Understanding Costakis’ career and overall place in the history of American professional wrestling is crucial for a long term view of Greeks in American professional sports. Given that Costakis reigned from early 1880s until the early 1900s, he was in that generation of athletes and strongmen performers who first blazed the trail for another entire collectivity of later notable Hellenic athletes such as Demetrios Tofalos, William Demetral, the Combis Brothers, Jim Londos, and so many others.
Early professional wrestling in North America evolved out of various marital arts traditions and was exhibited in whatever venue was locally available. In the 1860 to 1890 period the kind of overall skills a master fighter needed to master were very similar to those seen in the film Fearless (2006). In this film, Jet Li offers a loosely based portrayal the life of Huo Yuanjia, a Chinese martial artist who challenged foreign fighters in highly publicized events. Aside from wrestling, fighting with fists (or full body contact), swords, lances, knives even fighting while on horseback were, in this era, constituted the full array of martial arts a professional soldier or fighter would have mastered. This broader context of physical or martial arts needs to be understood since Greek George challenged men across the country to wrestling and boxing matches, sword fights and even horseback wrestling bouts.
It may be hard for us to fully realize that during this time period no public forum or location existed exclusively for professional wrestling or boxing matches. Consequently these early matches (and the broad base of fighting styles and means they often presented) were first held in such diverse entertainment venues as the circus, side-shows, dime museums, armories, vaudeville, flicker shows, local fitness clubs, fairgrounds, music auditoriums and theaters.
Costakis certainly knew that advertising a potential match was essential to build up interest in the encounter. We can see this and Costakis’ status as an opponent in his February 4, 1889, New York Times, announcement entitled, ‘Greek George’s Challenge:’

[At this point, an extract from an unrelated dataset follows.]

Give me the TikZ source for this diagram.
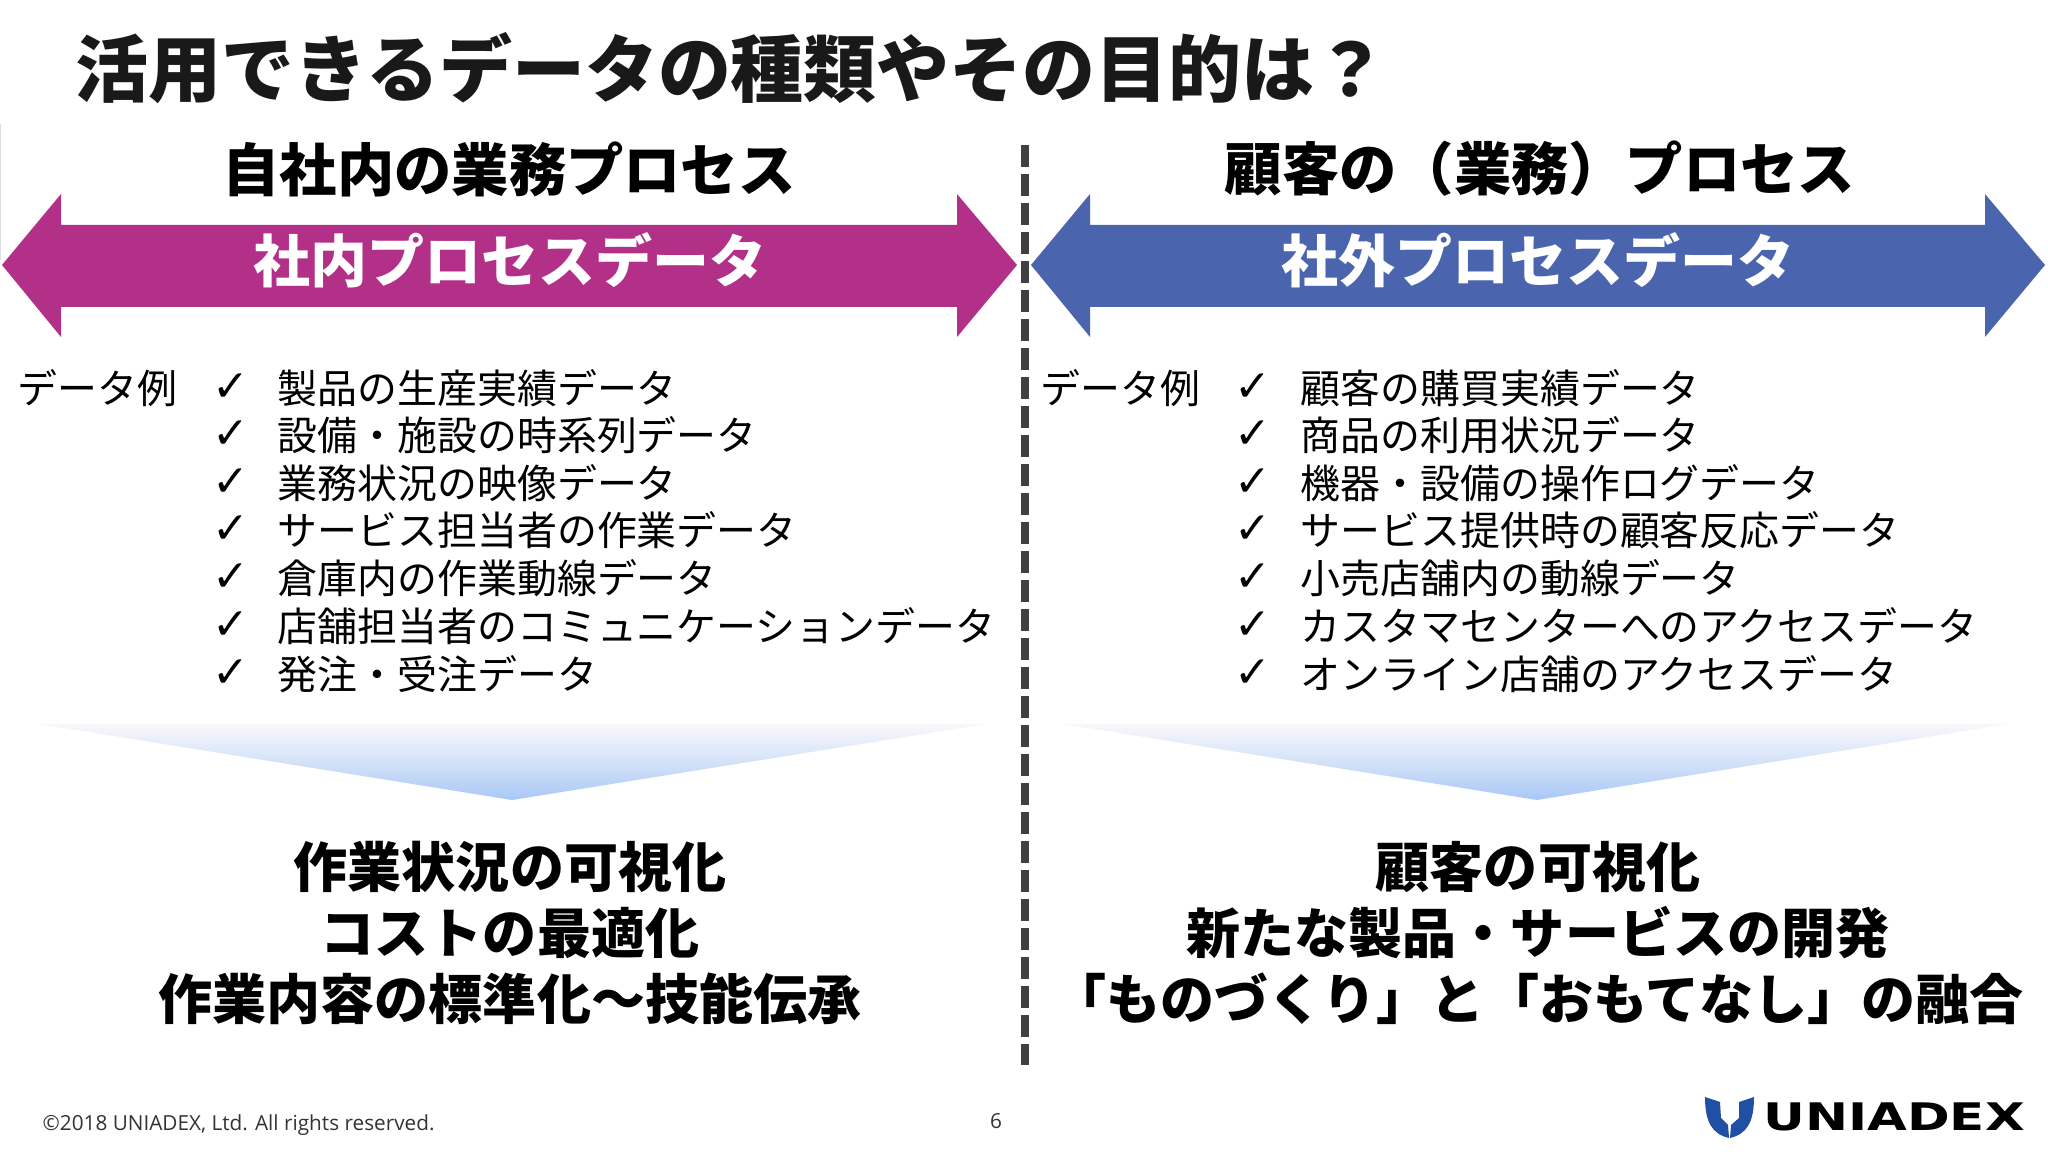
\documentclass[tikz,border=0pt]{standalone}
\usepackage{fontspec}
\setmainfont{Noto Sans CJK JP}
\newfontfamily\footfont{Open Sans}
\newfontfamily\symfont{DejaVu Sans}
\usepackage{tikz}
\usetikzlibrary{positioning}
\definecolor{inmagenta}{HTML}{B23088}
\definecolor{outblue}{HTML}{4A65AE}
\definecolor{logoblue}{HTML}{2050A5}
\definecolor{divgray}{HTML}{404040}
\definecolor{fadetop}{HTML}{FAF7FB}
\definecolor{fademid}{HTML}{D3E2F8}
\definecolor{fadebot}{HTML}{A9C7F6}

\begin{document}
\begin{tikzpicture}[x=.01cm,y=-.01cm,
		titletext/.style={font=\fontsize{20.75}{24}\selectfont\bfseries,text=black!90,inner sep=0pt},
		headtext/.style={font=\fontsize{16.3}{20}\selectfont\bfseries,inner sep=0pt},
		arrowtext/.style={font=\fontsize{16.2}{20}\selectfont\bfseries,text=white,inner sep=0pt},
		itemtext/.style={font=\fontsize{11.35}{14}\selectfont,anchor=west,inner sep=0pt},
		checkmark/.style={font=\fontsize{12.5}{14}\selectfont\symfont\bfseries,inner sep=0pt},
		goaltext/.style={font=\fontsize{15.37}{18.65}\selectfont\bfseries,align=center,inner sep=0pt},
		foottext/.style={font=\fontsize{5.9}{7}\selectfont\footfont,text=black!80,inner sep=0pt},
		fadearrow/.style={top color=fadetop,bottom color=fadebot,middle color=fademid}]
	\useasboundingbox (0,0) rectangle (2048,1152);
	\node[titletext,anchor=west] (title) at (75,68) {活用できるデータの種類やその目的は？};
	\draw[gray!25,line width=.5pt] (.5,124) -- (.5,260);
	% divider
	\coordinate (divtop) at (1025,145);
	\coordinate (divbot) at (1025,1065);
	\draw[divgray,line width=2pt,dash pattern=on 6.2pt off 2.05pt] (divtop) -- (divbot);
	% left side
	\node[headtext] (lefthead) at (509,169) {自社内の業務プロセス};
	\fill[inmagenta] (2,265) -- (61,194) -- (61,225) -- (957,225) -- (957,194) -- (1017,265) -- (957,337) -- (957,307) -- (61,307) -- (61,337) -- cycle;
	\node[arrowtext] (leftarrow) at (510,260) {社内プロセスデータ};
	\node[itemtext] (leftex) at (17,388) {データ例};
	\foreach \n/\y/\txt in {1/388/製品の生産実績データ,2/435/設備・施設の時系列データ,3/483/業務状況の映像データ,
			4/530/サービス担当者の作業データ,5/578/倉庫内の作業動線データ,6/626/店舗担当者のコミュニケーションデータ,7/674/発注・受注データ}{
		\node[checkmark] (leftcheck\n) at (231,\y) {✓};
		\node[itemtext] (leftitem\n) at (277,\y) {\txt};
	}
	\shade[fadearrow] (39,724) -- (986,724) -- (512,800) -- cycle;
	\node[goaltext] (leftgoal) at (510,933) {作業状況の可視化\\コストの最適化\\作業内容の標準化〜技能伝承};
	% right side
	\node[headtext] (righthead) at (1540,169) {顧客の（業務）プロセス};
	\fill[outblue] (1031,265) -- (1090,194) -- (1090,225) -- (1985,225) -- (1985,194) -- (2045,265) -- (1985,337) -- (1985,307) -- (1090,307) -- (1090,337) -- cycle;
	\node[arrowtext] (rightarrow) at (1538,260) {社外プロセスデータ};
	\node[itemtext] (rightex) at (1040,388) {データ例};
	\foreach \n/\y/\txt in {1/388/顧客の購買実績データ,2/435/商品の利用状況データ,3/483/機器・設備の操作ログデータ,
			4/530/サービス提供時の顧客反応データ,5/578/小売店舗内の動線データ,6/626/カスタマセンターへのアクセスデータ,7/674/オンライン店舗のアクセスデータ}{
		\node[checkmark] (rightcheck\n) at (1253,\y) {✓};
		\node[itemtext] (rightitem\n) at (1300,\y) {\txt};
	}
	\shade[fadearrow] (1063,724) -- (2008,724) -- (1537,800) -- cycle;
	\node[goaltext] (rightgoal) at (1538,933) {顧客の可視化\\新たな製品・サービスの開発\\「ものづくり」と「おもてなし」の融合};
	% footer
	\node[foottext,anchor=west] (copyright) at (42,1125) {©2018 UNIADEX, Ltd. All rights reserved.};
	\node[foottext] (pageno) at (996,1121) {6};
	\fill[logoblue] (1705,1097) -- (1720,1102) -- (1721,1118) -- (1728,1125) -- (1729,1138) .. controls (1712,1134) and (1705,1122) .. cycle;
	\fill[logoblue] (1754,1097) -- (1739,1102) -- (1739,1118) -- (1731,1125) -- (1730,1138) .. controls (1747,1134) and (1754,1122) .. cycle;
	\node[inner sep=0pt,xscale=1.355,font=\fontsize{10.8}{13}\selectfont\symfont\bfseries] (logotext) at (1894,1117) {UNIADEX};
\end{tikzpicture}
\end{document}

‘Tedory George Costaky, known in the sporting world as Greek George, the wrestler, arrived from Boston yesterday and immediately posted $100 for a match with any athlete at Graeco-Roman or catch-as-catch-can style for a purse not to exceed $500 a side. This offer, he said last evening, would stand until his match with Charles Green, the English champion, which is to take place per agreement within four weeks from Jan. 21 at Philadelphia or Scranton. It is to be catch-as-catch-can, Lancashire rules, best two out of three falls, no holds barred, for the championship of the world.
During his stay in the city, Greek George may possibly give an exhibition of horseback wrestling. He has been in the West and South since his last visit here, and had engagements enough to keep him in good form.’
One of the main differences in professional wrestling between 1860 to 1890 was that individual wrestlers posted their own prize money as an incentive and challenge to other wrestlers. This money was held by a neutral party such as a newspaper editor, official of a local athletic club, or a music hall owner. Promoters were always present but in these very early years these men did not have the control they were later to assume. This posting of prize money did not prevent side-betting. By November 19, 1885, we find that “the Greek is heavily backed by local men.” Yet even by 1885, wrestlers are reported as saying they did not throw any fights which naturally makes one suspect that they did. Be aware that this was at a time when the average working man made one to three dollars a day.
With only 105-odd newspaper accounts spanning over thirty years on which to piece together the life, career and aspirations of Theodore George Costakis it is difficult to reconstruct. As far as can be determined Greek George was born in Athens in 1844. By 1885, Costakis made the river city of Atchison, Kansas his home base. On Sunday November 15, 1885, Costakis’ family joined him in Atchison but no further description of who exactly constituted his family members, at this time, is offered.
In vaudeville during any given season an individual perform or act could tour any given circuit and never have to change anything in their performance. Performing several times a day and then moving on to another town. Wrestling, as a sporting competition, also required the athletes to tour the country. Just a partial listing the towns where Greek George appeared during just a few months of one season includes: Newark OH, Atchison Kansas, Decatur IL, New York City, Boston, Galveston, San Antonio TX, Dunkirk NY, Fitchburg MA, Portsmouth NH, Trenton Times NJ, and Fresno, CA.
As with professional wrestling today promotional hoopla and challenges are part and parcel of the event’s entertainment. We see this in news accounts that state things such as: ‘Greek George eats six pounds of rarely cooked beef a day, which, with a few onions and bread, constitutes his bill of fare. He buys the meat himself and goes into the kitchen to see that it is cooked properly (Atchison Daily Globe 27 October 1885).’ Or as with: ‘Clarence Whistler is the only man excepted in wrestling by Greek George, and not Muldoon…The Greek has thrown Muldoon, breaking his finger and otherwise injuring him, and has repeatedly tried to secure a match with him. Muldoon is but an average wrestler, and depends upon his shape for his success. Christol has thrown him repeatedly (Atchison Daily Globe 21 November 1885).’
In time Costakis became a noted promoter bringing Andre Pierre, the Terrible Greek, to the United States. Pierre would one day become a promoter himself responsible for the whole line of Terrible Turk wresters to first come to North America. In 1916, Costakis promoted his ‘son’ George Kervaras as his wrestling successor, who in time became a notable professional in his own right. Not long after, Kervaras’ appearance Theodoros Yorgios Costakis disappears from the pages of American newspapers.
George Orwell, once said, ‘The most effective way to destroy people is to deny and obliterate their own understanding of history.’ Who are the Greeks in the history of the United States and what have they done? What do we know about them outside of own families or local communities? Why do we not know more?